National boss eyes PC-on-a-chip

National boss eyes PC-on-a-chip
David Manners On Monday (April 6) National Semiconductor’s president and CEO, Brian Halla, said that the company would reduce the chip count of PCs from 12 to one by mid-1999, making possible the sub-$500 PC. “National has assembled, through acquisition and internal development, all the pieces it needs to integrate a PC on a single chip,” Halla told the Semico Summit semiconductor conference in Phoenix, Arizona. The acquisitions are: Cyrix for processor cores, Gulbransen for audio compression, FIS for graphics, Mediamatics for MPEG, and PicoPower for system logic. The co-ordinated chip is being designed at National’s design centre in Herzlia, Israel.
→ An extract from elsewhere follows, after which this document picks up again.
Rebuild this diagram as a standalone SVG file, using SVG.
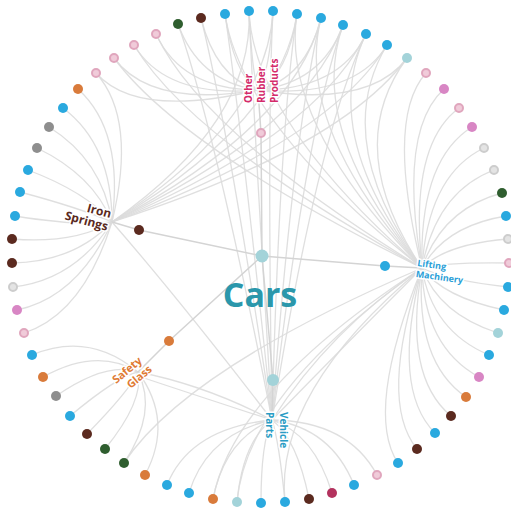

The chip will contain all the PC functions – processor, I/O, graphics, video decompression, power management, network and audio, leaving only memory and high-voltage to be performed off-chip. Rival SGS-Thomson responded: “Imitation is the sincerest form of flattery. Metaflow (a US company controlled by SGS) is targeting exactly the same application except that we’ve got the high voltage parts and the memory as well.” Both companies have been using Cyrix-developed microprocessor cores to develop system-level chips. SGS-Thomson will move on to use Metaflow for its Pentium II-class cores. Metaflow is also said to be working on ways to mimic Intel’s proprietary Slot 1 processor interface so allowing it to be pin-for-pin compatible with Intel Pentium II processors. “We will offer it to customers if they want it in a particular application,” said an SGS-Thomson spokesman, “but we’re not competing head-to-head with Intel.” Halla sees the single-chip PC as powering other appliances than just PCs. These include set-top boxes, DVDs, flat panels and electronic systems in cars.